Exercise details
Reproduce every line of the listing as written, apart from the pictures.

Record extracts
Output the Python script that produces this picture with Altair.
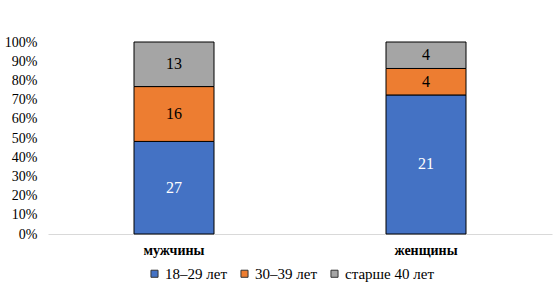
import altair as alt
import pandas as pd

groups = ["мужчины", "женщины"]
ages = ["18–29 лет", "30–39 лет", "старше 40 лет"]
men = [27, 16, 13]
women = [21, 4, 4]
colors = ["#4472C4", "#ED7D31", "#A5A5A5"]
label_colors = ["white", "black", "black"]
y_ticks = [0, 0.1, 0.2, 0.3, 0.4, 0.5, 0.6, 0.7, 0.8, 0.9, 1.0]

rows = []
for g, vals in zip(groups, [men, women]):
    for i, (a, v) in enumerate(zip(ages, vals)):
        rows.append({"group": g, "age": a, "value": v, "order": i, "tc": label_colors[i]})
df = pd.DataFrame(rows)

FONT = "Liberation Serif"

base = alt.Chart(df).transform_stack(
    stack="value", groupby=["group"], as_=["y0", "y1"], offset="normalize",
    sort=[alt.SortField("order")]
).transform_calculate(mid="(datum.y0 + datum.y1) / 2")

x_axis = alt.Axis(title=None, labelAngle=0, labelFont=FONT, labelFontSize=14,
                  labelFontWeight="bold", labelColor="black", ticks=False,
                  domainColor="#d9d9d9", domainWidth=1, labelPadding=9)
y_axis = alt.Axis(format=".0%", values=y_ticks, title=None, domain=False,
                  ticks=False, grid=False, labelFont=FONT, labelFontSize=14,
                  labelColor="black", labelPadding=11, labelOverlap=False,
                  labelBound=False, labelFlush=False)
x_scale = alt.Scale(paddingInner=0, paddingOuter=0)
y_scale = alt.Scale(domain=[0, 1])

bars = base.mark_bar(size=80, stroke="black", strokeWidth=1).encode(
    x=alt.X("group:N", sort=groups, scale=x_scale, axis=x_axis),
    y=alt.Y("y0:Q", scale=y_scale, axis=y_axis),
    y2="y1:Q",
    color=alt.Color("age:N", scale=alt.Scale(domain=ages, range=colors),
                    legend=alt.Legend(title=None, orient="none", direction="horizontal",
                                      legendX=99, legendY=224, symbolType="square",
                                      symbolSize=50, symbolStrokeColor="#333333",
                                      symbolStrokeWidth=1, labelFont=FONT,
                                      labelFontSize=15, labelColor="black",
                                      columnPadding=10, labelOffset=3)),
    order=alt.Order("order:Q"),
)

labels = base.mark_text(font=FONT, fontSize=16).encode(
    x=alt.X("group:N", sort=groups, scale=x_scale, axis=x_axis),
    y=alt.Y("mid:Q", scale=y_scale, axis=y_axis),
    text="value:Q",
    color=alt.Color("tc:N", scale=None),
)

chart = (bars + labels).properties(
    width=504, height=192, autosize="none",
    padding={"left": 48, "top": 42, "right": 1, "bottom": 52},
).configure_view(stroke=None)

chart.save("out.html", embed_options={"renderer": "svg", "actions": False})
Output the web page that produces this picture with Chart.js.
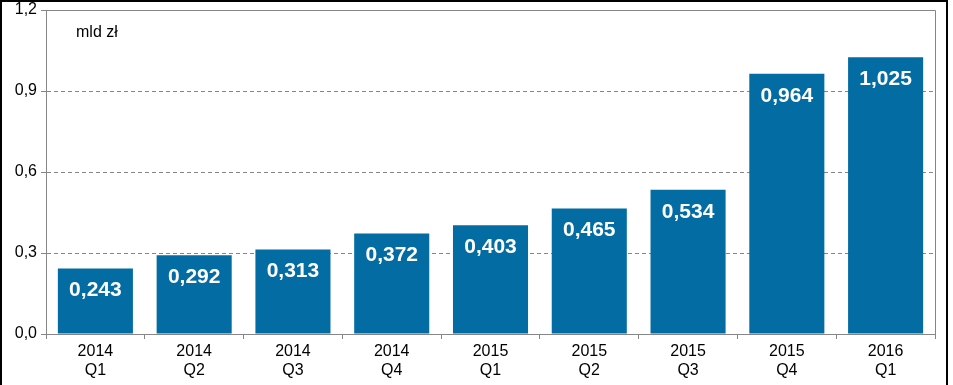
<!DOCTYPE html>
<html>
<head>
<meta charset="utf-8">
<script src="https://cdn.jsdelivr.net/npm/chart.js@4"></script>
<style>
  body { margin: 0; background: #fff; }
  #wrap { position: relative; width: 953px; height: 385px; }
</style>
</head>
<body>
<div id="wrap"><canvas id="chart" width="953" height="385"></canvas></div>
<script>
const years = ["2014", "2014", "2014", "2014", "2015", "2015", "2015", "2015", "2016"];
const quarters = ["Q1", "Q2", "Q3", "Q4", "Q1", "Q2", "Q3", "Q4", "Q1"];
const values = [0.243, 0.292, 0.313, 0.372, 0.403, 0.465, 0.534, 0.964, 1.025];
const unitLabel = "mld zł";

const barColor = "#036ca3";
const gridColor = "#868686";

function plFormat(v, digits) {
  return v.toFixed(digits).replace(".", ",");
}

// white value labels inside the bars + frame + plot border
const decorations = {
  id: "decorations",
  afterDatasetsDraw: function (chart) {
    const ctx = chart.ctx;
    const meta = chart.getDatasetMeta(0);
    ctx.save();
    ctx.fillStyle = "#ffffff";
    ctx.font = "bold 21px 'Liberation Sans', Arial, sans-serif";
    ctx.textAlign = "center";
    ctx.textBaseline = "middle";
    meta.data.forEach(function (bar, i) {
      ctx.fillText(plFormat(values[i], 3), bar.x, bar.y + 22);
    });
    ctx.restore();
  },
  afterDraw: function (chart) {
    const ctx = chart.ctx;
    const a = chart.chartArea;
    ctx.save();
    // plot area top and right border
    ctx.strokeStyle = gridColor;
    ctx.lineWidth = 1;
    ctx.beginPath();
    ctx.moveTo(a.left, Math.round(a.top) + 0.5);
    ctx.lineTo(Math.round(a.right) + 0.5, Math.round(a.top) + 0.5);
    ctx.lineTo(Math.round(a.right) + 0.5, a.bottom);
    ctx.stroke();
    // unit text
    ctx.fillStyle = "#000";
    ctx.font = "16px 'Liberation Sans', Arial, sans-serif";
    ctx.textAlign = "left";
    ctx.textBaseline = "alphabetic";
    ctx.fillText(unitLabel, 76, 37);
    // outer frame
    ctx.strokeStyle = "#000";
    ctx.lineWidth = 2;
    ctx.beginPath();
    ctx.moveTo(1, 400);
    ctx.lineTo(1, 1);
    ctx.lineTo(947, 1);
    ctx.lineTo(947, 400);
    ctx.stroke();
    ctx.restore();
  }
};

const ctx = document.getElementById("chart").getContext("2d");
new Chart(ctx, {
  type: "bar",
  data: {
    labels: years.map(function (y, i) { return [y, quarters[i]]; }),
    datasets: [{
      data: values,
      backgroundColor: barColor,
      borderWidth: 0,
      categoryPercentage: 1,
      barPercentage: 0.76
    }]
  },
  options: {
    responsive: false,
    animation: false,
    layout: { padding: { top: 10, right: 18, left: 0, bottom: 0 } },
    plugins: {
      legend: { display: false },
      tooltip: { enabled: false }
    },
    scales: {
      x: {
        offset: true,
        grid: {
          offset: true,
          drawOnChartArea: false,
          color: gridColor,
          tickLength: 5
        },
        border: { color: gridColor, width: 1 },
        ticks: {
          color: "#000",
          padding: 3,
          maxRotation: 0,
          font: { family: "'Liberation Sans', Arial, sans-serif", size: 16, lineHeight: 1.2 }
        },
        afterFit: function (scale) { scale.height = 51; }
      },
      y: {
        min: 0,
        max: 1.2,
        ticks: {
          stepSize: 0.3,
          color: "#000",
          padding: 4,
          font: { family: "'Liberation Sans', Arial, sans-serif", size: 16, lineHeight: 1 },
          callback: function (v) { return plFormat(v, 1); }
        },
        grid: {
          color: gridColor,
          tickLength: 5
        },
        border: { color: gridColor, width: 1, dash: [4, 3] },
        afterFit: function (scale) {
          scale.width = 46;
          scale.paddingTop = 0;
          scale.paddingBottom = 0;
        }
      }
    }
  },
  plugins: [decorations]
});
</script>
</body>
</html>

Answer to the exercise
Output the Python script that produces this picture with Altair.
import altair as alt
import pandas as pd

groups = ["мужчины", "женщины"]
ages = ["18–29 лет", "30–39 лет", "старше 40 лет"]
men = [27, 16, 13]
women = [21, 4, 4]
colors = ["#4472C4", "#ED7D31", "#A5A5A5"]
label_colors = ["white", "black", "black"]
y_ticks = [0, 0.1, 0.2, 0.3, 0.4, 0.5, 0.6, 0.7, 0.8, 0.9, 1.0]

rows = []
for g, vals in zip(groups, [men, women]):
    for i, (a, v) in enumerate(zip(ages, vals)):
        rows.append({"group": g, "age": a, "value": v, "order": i, "tc": label_colors[i]})
df = pd.DataFrame(rows)

FONT = "Liberation Serif"

base = alt.Chart(df).transform_stack(
    stack="value", groupby=["group"], as_=["y0", "y1"], offset="normalize",
    sort=[alt.SortField("order")]
).transform_calculate(mid="(datum.y0 + datum.y1) / 2")

x_axis = alt.Axis(title=None, labelAngle=0, labelFont=FONT, labelFontSize=14,
                  labelFontWeight="bold", labelColor="black", ticks=False,
                  domainColor="#d9d9d9", domainWidth=1, labelPadding=9)
y_axis = alt.Axis(format=".0%", values=y_ticks, title=None, domain=False,
                  ticks=False, grid=False, labelFont=FONT, labelFontSize=14,
                  labelColor="black", labelPadding=11, labelOverlap=False,
                  labelBound=False, labelFlush=False)
x_scale = alt.Scale(paddingInner=0, paddingOuter=0)
y_scale = alt.Scale(domain=[0, 1])

bars = base.mark_bar(size=80, stroke="black", strokeWidth=1).encode(
    x=alt.X("group:N", sort=groups, scale=x_scale, axis=x_axis),
    y=alt.Y("y0:Q", scale=y_scale, axis=y_axis),
    y2="y1:Q",
    color=alt.Color("age:N", scale=alt.Scale(domain=ages, range=colors),
                    legend=alt.Legend(title=None, orient="none", direction="horizontal",
                                      legendX=99, legendY=224, symbolType="square",
                                      symbolSize=50, symbolStrokeColor="#333333",
                                      symbolStrokeWidth=1, labelFont=FONT,
                                      labelFontSize=15, labelColor="black",
                                      columnPadding=10, labelOffset=3)),
    order=alt.Order("order:Q"),
)

labels = base.mark_text(font=FONT, fontSize=16).encode(
    x=alt.X("group:N", sort=groups, scale=x_scale, axis=x_axis),
    y=alt.Y("mid:Q", scale=y_scale, axis=y_axis),
    text="value:Q",
    color=alt.Color("tc:N", scale=None),
)

chart = (bars + labels).properties(
    width=504, height=192, autosize="none",
    padding={"left": 48, "top": 42, "right": 1, "bottom": 52},
).configure_view(stroke=None)

chart.save("out.html", embed_options={"renderer": "svg", "actions": False})
Output the web page that produces this picture with Chart.js.
<!DOCTYPE html>
<html>
<head>
<meta charset="utf-8">
<script src="https://cdn.jsdelivr.net/npm/chart.js@4"></script>
<style>
  body { margin: 0; background: #fff; }
  #wrap { position: relative; width: 953px; height: 385px; }
</style>
</head>
<body>
<div id="wrap"><canvas id="chart" width="953" height="385"></canvas></div>
<script>
const years = ["2014", "2014", "2014", "2014", "2015", "2015", "2015", "2015", "2016"];
const quarters = ["Q1", "Q2", "Q3", "Q4", "Q1", "Q2", "Q3", "Q4", "Q1"];
const values = [0.243, 0.292, 0.313, 0.372, 0.403, 0.465, 0.534, 0.964, 1.025];
const unitLabel = "mld zł";

const barColor = "#036ca3";
const gridColor = "#868686";

function plFormat(v, digits) {
  return v.toFixed(digits).replace(".", ",");
}

// white value labels inside the bars + frame + plot border
const decorations = {
  id: "decorations",
  afterDatasetsDraw: function (chart) {
    const ctx = chart.ctx;
    const meta = chart.getDatasetMeta(0);
    ctx.save();
    ctx.fillStyle = "#ffffff";
    ctx.font = "bold 21px 'Liberation Sans', Arial, sans-serif";
    ctx.textAlign = "center";
    ctx.textBaseline = "middle";
    meta.data.forEach(function (bar, i) {
      ctx.fillText(plFormat(values[i], 3), bar.x, bar.y + 22);
    });
    ctx.restore();
  },
  afterDraw: function (chart) {
    const ctx = chart.ctx;
    const a = chart.chartArea;
    ctx.save();
    // plot area top and right border
    ctx.strokeStyle = gridColor;
    ctx.lineWidth = 1;
    ctx.beginPath();
    ctx.moveTo(a.left, Math.round(a.top) + 0.5);
    ctx.lineTo(Math.round(a.right) + 0.5, Math.round(a.top) + 0.5);
    ctx.lineTo(Math.round(a.right) + 0.5, a.bottom);
    ctx.stroke();
    // unit text
    ctx.fillStyle = "#000";
    ctx.font = "16px 'Liberation Sans', Arial, sans-serif";
    ctx.textAlign = "left";
    ctx.textBaseline = "alphabetic";
    ctx.fillText(unitLabel, 76, 37);
    // outer frame
    ctx.strokeStyle = "#000";
    ctx.lineWidth = 2;
    ctx.beginPath();
    ctx.moveTo(1, 400);
    ctx.lineTo(1, 1);
    ctx.lineTo(947, 1);
    ctx.lineTo(947, 400);
    ctx.stroke();
    ctx.restore();
  }
};

const ctx = document.getElementById("chart").getContext("2d");
new Chart(ctx, {
  type: "bar",
  data: {
    labels: years.map(function (y, i) { return [y, quarters[i]]; }),
    datasets: [{
      data: values,
      backgroundColor: barColor,
      borderWidth: 0,
      categoryPercentage: 1,
      barPercentage: 0.76
    }]
  },
  options: {
    responsive: false,
    animation: false,
    layout: { padding: { top: 10, right: 18, left: 0, bottom: 0 } },
    plugins: {
      legend: { display: false },
      tooltip: { enabled: false }
    },
    scales: {
      x: {
        offset: true,
        grid: {
          offset: true,
          drawOnChartArea: false,
          color: gridColor,
          tickLength: 5
        },
        border: { color: gridColor, width: 1 },
        ticks: {
          color: "#000",
          padding: 3,
          maxRotation: 0,
          font: { family: "'Liberation Sans', Arial, sans-serif", size: 16, lineHeight: 1.2 }
        },
        afterFit: function (scale) { scale.height = 51; }
      },
      y: {
        min: 0,
        max: 1.2,
        ticks: {
          stepSize: 0.3,
          color: "#000",
          padding: 4,
          font: { family: "'Liberation Sans', Arial, sans-serif", size: 16, lineHeight: 1 },
          callback: function (v) { return plFormat(v, 1); }
        },
        grid: {
          color: gridColor,
          tickLength: 5
        },
        border: { color: gridColor, width: 1, dash: [4, 3] },
        afterFit: function (scale) {
          scale.width = 46;
          scale.paddingTop = 0;
          scale.paddingBottom = 0;
        }
      }
    }
  },
  plugins: [decorations]
});
</script>
</body>
</html>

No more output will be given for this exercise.